Republicans, White House eye next stimulus
Treasury Secretary Steven Mnuchin speaks at a Senate Small Business and Entrepreneurship Committee hearing on June 10 in Washington, DC. Photo by Al-Drago-Pool/Getty

Republicans have said the House-passed $3 trillion package is dead in the water. That legislation includes more aid for state and local governments, a second round of checks, hazard pay for essential workers, a lengthy unemployment extension and vote-by-mail funding.

The continued support for more federal economic aid comes even as the surprising May jobs report last week showed an increase of 2.5 million jobs in the economy, dropping the unemployment rate by about 6 percent to 13.3 percent. Still, economists have urged Congress to appropriate more funds to help speed the rebound. It is expected that it will take the U.S. years to fully recover.

The biggest debate among Republicans will be whether to favor an extension of the unemployment boost past its July 31 deadline. And if so, how much it should be reduced from the current $600 amount as some people receive more money unemployed than they did while they worked.

"Part of the reason that you haven't seen Republicans rushing headlong into the next phase is so that we have some time to get new data and see what is working and what needs to be fine-tuned," Senator Kevin Cramer (R-N.D.) told Newsweek. "We still have this struggle between a perverse incentive to work and not work."

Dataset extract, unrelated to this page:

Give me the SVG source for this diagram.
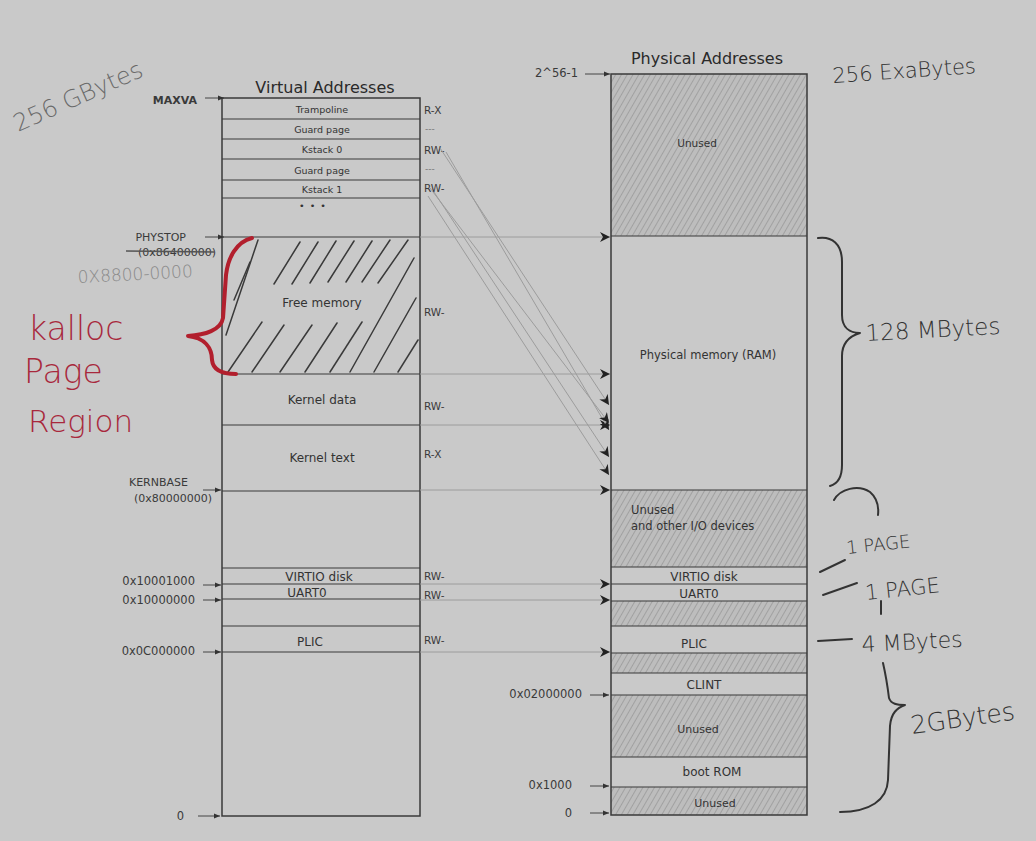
<svg xmlns="http://www.w3.org/2000/svg" width="1036" height="841" viewBox="0 0 1036 841">
<defs>
<style>
.t{font-family:"DejaVu Sans","Liberation Sans",sans-serif;fill:#333}
.lbl{font-size:11px;text-anchor:middle}
.sm{font-size:9.5px;text-anchor:middle}
.perm{font-size:10.5px;fill:#3a3a3a}
.dash{font-size:9px;fill:#777}
.addr{font-size:11.5px;text-anchor:end;fill:#3a3a3a}
.title{font-size:16px;text-anchor:middle;fill:#2a2a2a}
.box{fill:none;stroke:#3a3a3a;stroke-width:1.5}
.row{stroke:#3a3a3a;stroke-width:1.2}
.hand{font-family:"DejaVu Sans","Liberation Sans",sans-serif;font-weight:200;fill:#333}
.ink{fill:none;stroke:#333;stroke-width:2;stroke-linecap:round;stroke-linejoin:round}
.red{fill:none;stroke:#b21f2d;stroke-width:4;stroke-linecap:round;stroke-linejoin:round}
.redt{font-family:"DejaVu Sans","Liberation Sans",sans-serif;font-weight:200;fill:#a8283c}
.conn{stroke:#9c9c9c;stroke-width:1;fill:none;marker-end:url(#ah)}
.tick{stroke:#444;stroke-width:1;fill:none;marker-end:url(#sa)}
.stroke{stroke:#3a3a3a;stroke-width:1.5;stroke-linecap:round}
</style>
<pattern id="hatch" patternUnits="userSpaceOnUse" width="5" height="5" patternTransform="rotate(30)">
<rect width="5" height="5" fill="#bdbdbd"/>
<line x1="0" y1="0" x2="0" y2="5" stroke="#9a9a9a" stroke-width="1.6"/>
</pattern>
<marker id="ah" viewBox="0 0 10 10" refX="10" refY="5" markerWidth="10" markerHeight="10" markerUnits="userSpaceOnUse" orient="auto"><path d="M0,0 L10,5 L0,10 L3,5 z" fill="#222"/></marker>
<marker id="sa" viewBox="0 0 10 10" refX="10" refY="5" markerWidth="6" markerHeight="6" markerUnits="userSpaceOnUse" orient="auto"><path d="M0,1 L10,5 L0,9 z" fill="#333"/></marker>
<clipPath id="freeclip"><rect x="223" y="238" width="196" height="135"/></clipPath>
</defs>

<rect width="1036" height="841" fill="#c9c9c9"/>

<!-- Virtual address space -->
<g id="virtual">
<text class="t title" x="325" y="93">Virtual Addresses</text>
<rect class="box" x="222" y="98" width="198" height="718"/>
<g id="v-trampoline"><line class="row" x1="222" y1="119" x2="420" y2="119"/><text class="t sm" x="322" y="113">Trampoline</text><text class="t perm" x="424" y="114">R-X</text></g>
<g id="v-guard0"><line class="row" x1="222" y1="139" x2="420" y2="139"/><text class="t sm" x="322" y="133">Guard page</text><text class="t dash" x="425" y="132">---</text></g>
<g id="v-kstack0"><line class="row" x1="222" y1="159" x2="420" y2="159"/><text class="t sm" x="322" y="153">Kstack 0</text><text class="t perm" x="424" y="154">RW-</text></g>
<g id="v-guard1"><line class="row" x1="222" y1="180" x2="420" y2="180"/><text class="t sm" x="322" y="174">Guard page</text><text class="t dash" x="425" y="172">---</text></g>
<g id="v-kstack1"><line class="row" x1="222" y1="198" x2="420" y2="198"/><text class="t sm" x="322" y="193">Kstack 1</text><text class="t perm" x="424" y="192">RW-</text></g>
<text class="t sm" x="313" y="209" style="letter-spacing:1px">• • •</text>
<g id="v-free">
<line class="row" x1="222" y1="237" x2="420" y2="237"/>
<g clip-path="url(#freeclip)">
<line class="stroke" x1="226" y1="335" x2="258" y2="240"/>
<line class="stroke" x1="234" y1="300" x2="250" y2="262"/>
<line class="stroke" x1="274" y1="284" x2="300" y2="242"/>
<line class="stroke" x1="292" y1="284" x2="318" y2="242"/>
<line class="stroke" x1="310" y1="283" x2="336" y2="241"/>
<line class="stroke" x1="328" y1="282" x2="354" y2="241"/>
<line class="stroke" x1="346" y1="282" x2="372" y2="241"/>
<line class="stroke" x1="362" y1="282" x2="390" y2="240"/>
<line class="stroke" x1="378" y1="283" x2="408" y2="240"/>
<line class="stroke" x1="228" y1="372" x2="262" y2="322"/>
<line class="stroke" x1="252" y1="372" x2="284" y2="325"/>
<line class="stroke" x1="280" y1="372" x2="312" y2="325"/>
<line class="stroke" x1="305" y1="372" x2="337" y2="323"/>
<line class="stroke" x1="330" y1="372" x2="362" y2="322"/>
<line class="stroke" x1="350" y1="372" x2="414" y2="258"/>
<line class="stroke" x1="374" y1="372" x2="416" y2="298"/>
<line class="stroke" x1="398" y1="372" x2="418" y2="340"/>
</g>
<line class="row" x1="222" y1="374" x2="420" y2="374"/>
<text class="t lbl" x="322" y="307" style="font-size:12px">Free memory</text>
<text class="t perm" x="424" y="316">RW-</text>
</g>
<g id="v-kdata"><line class="row" x1="222" y1="425" x2="420" y2="425"/><text class="t lbl" x="322" y="404" style="font-size:12px">Kernel data</text><text class="t perm" x="424" y="410">RW-</text></g>
<g id="v-ktext"><line class="row" x1="222" y1="491" x2="420" y2="491"/><text class="t lbl" x="322" y="462" style="font-size:12px">Kernel text</text><text class="t perm" x="424" y="458">R-X</text></g>
<g id="v-virtio"><line class="row" x1="222" y1="568" x2="420" y2="568"/><line class="row" x1="222" y1="584" x2="420" y2="584"/><text class="t lbl" x="319" y="581" style="font-size:12px">VIRTIO disk</text><text class="t perm" x="424" y="580">RW-</text></g>
<g id="v-uart"><line class="row" x1="222" y1="599" x2="420" y2="599"/><text class="t lbl" x="307" y="597" style="font-size:12px">UART0</text><text class="t perm" x="424" y="599">RW-</text></g>
<g id="v-plic"><line class="row" x1="222" y1="626" x2="420" y2="626"/><line class="row" x1="222" y1="652" x2="420" y2="652"/><text class="t lbl" x="310" y="646" style="font-size:12px">PLIC</text><text class="t perm" x="424" y="644">RW-</text></g>
</g>

<!-- Virtual address labels -->
<g id="v-labels">
<text class="t addr" x="197" y="104" style="font-weight:bold;font-size:11px">MAXVA</text>
<line class="tick" x1="205" y1="98" x2="224" y2="98"/>
<text class="t addr" x="186" y="241" style="font-size:11px">PHYSTOP</text>
<text class="t addr" x="216" y="256" style="font-size:11px">(0x86400000)</text>
<line x1="126" y1="251" x2="214" y2="252" stroke="#555" stroke-width="1.3"/>
<line class="tick" x1="205" y1="237" x2="224" y2="237"/>
<text class="t addr" x="188" y="486" style="font-size:11px">KERNBASE</text>
<text class="t addr" x="212" y="502" style="font-size:11px">(0x80000000)</text>
<line class="tick" x1="203" y1="490" x2="221" y2="490"/>
<text class="t addr" x="195" y="585">0x10001000</text>
<line class="tick" x1="203" y1="585" x2="221" y2="585"/>
<text class="t addr" x="195" y="604">0x10000000</text>
<line class="tick" x1="203" y1="600" x2="221" y2="600"/>
<text class="t addr" x="195" y="655">0x0C000000</text>
<line class="tick" x1="203" y1="652" x2="221" y2="652"/>
<text class="t addr" x="184" y="820">0</text>
<line class="tick" x1="198" y1="816" x2="220" y2="816"/>
</g>

<!-- Physical address space -->
<g id="physical">
<text class="t title" x="707" y="64">Physical Addresses</text>
<rect x="611" y="74" width="196" height="162" fill="url(#hatch)"/>
<rect x="611" y="490" width="196" height="77" fill="url(#hatch)"/>
<rect x="611" y="601" width="196" height="25" fill="url(#hatch)"/>
<rect x="611" y="653" width="196" height="20" fill="url(#hatch)"/>
<rect x="611" y="695" width="196" height="62" fill="url(#hatch)"/>
<rect x="611" y="787" width="196" height="28" fill="url(#hatch)"/>
<rect class="box" x="611" y="74" width="196" height="741"/>
<g id="p-unused-top"><text class="t sm" x="697" y="147" style="font-size:10.5px">Unused</text></g>
<g id="p-ram"><line class="row" x1="611" y1="236" x2="807" y2="236"/><text class="t lbl" x="708" y="359" style="font-size:11.5px">Physical memory (RAM)</text></g>
<g id="p-unused-io"><line class="row" x1="611" y1="490" x2="807" y2="490"/><text class="t" x="631" y="514" style="font-size:11.5px">Unused</text><text class="t" x="631" y="530" style="font-size:11.5px">and other I/O devices</text></g>
<g id="p-virtio"><line class="row" x1="611" y1="567" x2="807" y2="567"/><line class="row" x1="611" y1="584" x2="807" y2="584"/><text class="t lbl" x="704" y="581" style="font-size:12px">VIRTIO disk</text></g>
<g id="p-uart"><line class="row" x1="611" y1="601" x2="807" y2="601"/><text class="t lbl" x="699" y="598" style="font-size:12px">UART0</text></g>
<g id="p-plic"><line class="row" x1="611" y1="626" x2="807" y2="626"/><line class="row" x1="611" y1="653" x2="807" y2="653"/><text class="t lbl" x="694" y="648" style="font-size:12px">PLIC</text></g>
<g id="p-clint"><line class="row" x1="611" y1="673" x2="807" y2="673"/><line class="row" x1="611" y1="695" x2="807" y2="695"/><text class="t lbl" x="704" y="689" style="font-size:12px">CLINT</text></g>
<g id="p-unused-mid"><text class="t lbl" x="698" y="733" style="font-size:11px">Unused</text></g>
<g id="p-bootrom"><line class="row" x1="611" y1="757" x2="807" y2="757"/><line class="row" x1="611" y1="787" x2="807" y2="787"/><text class="t lbl" x="712" y="776" style="font-size:12px">boot ROM</text></g>
<g id="p-unused-bot"><text class="t lbl" x="715" y="807" style="font-size:11px">Unused</text></g>
</g>

<!-- Physical address labels -->
<g id="p-labels">
<text class="t addr" x="578" y="77">2^56-1</text>
<line class="tick" x1="585" y1="74" x2="610" y2="74"/>
<text class="t addr" x="582" y="698">0x02000000</text>
<line class="tick" x1="590" y1="695" x2="609" y2="695"/>
<text class="t addr" x="572" y="789">0x1000</text>
<line class="tick" x1="590" y1="786" x2="609" y2="786"/>
<text class="t addr" x="572" y="817">0</text>
<line class="tick" x1="590" y1="813" x2="609" y2="813"/>
</g>

<!-- Connectors -->
<g id="connectors">
<line class="conn" x1="420" y1="237" x2="610" y2="237"/>
<line class="conn" x1="420" y1="374" x2="610" y2="374"/>
<line class="conn" x1="420" y1="425" x2="610" y2="425"/>
<line class="conn" x1="420" y1="490" x2="610" y2="490"/>
<line class="conn" x1="420" y1="584" x2="610" y2="584"/>
<line class="conn" x1="420" y1="600" x2="610" y2="600"/>
<line class="conn" x1="420" y1="652" x2="610" y2="652"/>
<line class="conn" x1="440" y1="148" x2="609" y2="405"/>
<line class="conn" x1="446" y1="152" x2="609" y2="430"/>
<line class="conn" x1="430" y1="188" x2="609" y2="423"/>
<line class="conn" x1="434" y1="192" x2="609" y2="457"/>
<line class="conn" x1="428" y1="196" x2="609" y2="475"/>
</g>

<!-- Handwritten annotations -->
<g id="notes">
<text class="hand" transform="translate(18,132) rotate(-24)" style="font-size:24px;fill:#6a6a6a">256 GBytes</text>
<text class="hand" transform="translate(78,283) rotate(-3)" style="font-size:17px;fill:#888">0X8800-0000</text>
<text class="hand" transform="translate(833,83) rotate(-4)" style="font-size:21px">256 ExaBytes</text>
<path class="ink" d="M818,238 C832,236 842,244 842,262 L842,315 C842,328 850,333 860,333 C850,336 842,343 842,356 L842,465 C842,478 837,484 830,486"/>
<text class="hand" transform="translate(866,341) rotate(-3)" style="font-size:23px">128 MBytes</text>
<path class="ink" d="M834,500 C840,489 858,484 870,492 C877,498 879,506 878,515"/>
<line class="ink" x1="820" y1="572" x2="845" y2="560"/>
<text class="hand" transform="translate(847,554) rotate(-6)" style="font-size:18px">1 PAGE</text>
<line class="ink" x1="823" y1="595" x2="857" y2="583"/>
<text class="hand" transform="translate(866,600) rotate(-6)" style="font-size:21px">1 PAGE</text>
<line class="ink" x1="881" y1="601" x2="881" y2="614"/>
<line class="ink" x1="818" y1="641" x2="852" y2="639"/>
<text class="hand" transform="translate(862,652) rotate(-3)" style="font-size:22px">4 MBytes</text>
<path class="ink" d="M883,663 C886,676 888,690 889,698 C891,704 897,705 905,705 C897,708 891,713 890,726 L888,780 C887,800 870,812 840,812"/>
<text class="hand" transform="translate(912,734) rotate(-8)" style="font-size:25px">2GBytes</text>
<path class="red" d="M252,238 C236,242 228,258 226,275 L223,318 C221,330 205,335 188,336 C205,338 212,348 212,360 C213,370 222,374 236,374"/>
<text class="redt" x="28" y="340" style="font-size:33px">kalloc</text>
<text class="redt" x="24" y="383" style="font-size:33px">Page</text>
<text class="redt" x="28" y="432" style="font-size:31px">Region</text>
</g>
</svg>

Some Republicans, such as Senator James Lankford (Okla.), are advocating for a more individualized approach based on how much each state has reopened. He argued that recent jobs reports make "it all the more complicated" for Congress and the White House to coalesce around the same proposals.

"I don't think it's Republicans are gonna have a harder time, I think it just is a harder time, if you want to be more surgical in the approach," Lankford said. "In Oklahoma, obviously, we're through phase three, and other areas they're just starting the reopening."

Even as millions of jobs were added to the economy last month, about 1.5 million additional people filed for jobless claims last week, an indicator that unemployment "seems to be stabilizing at an alarmingly high level," said Senator Josh Hawley (R-Mo.).

"Rather than creating a situation where some folks are getting paid more to stay away from work than they would be at their jobs—the problem with that is that you don't get health care when you're on unemployment insurance—I think we'd be better spent focusing on trying to spend funds, if we're going to spend, focus on getting people their jobs back," Hawley said.

Hawley and Senator Cory Gardner (R-Col.) have pushed for an initiative where the federal government would help subsidize workers' pay to alleviate hardship on companies that rehire employees.

Senate Democrats continue to push their colleagues across the aisle to support the House-passed legislation.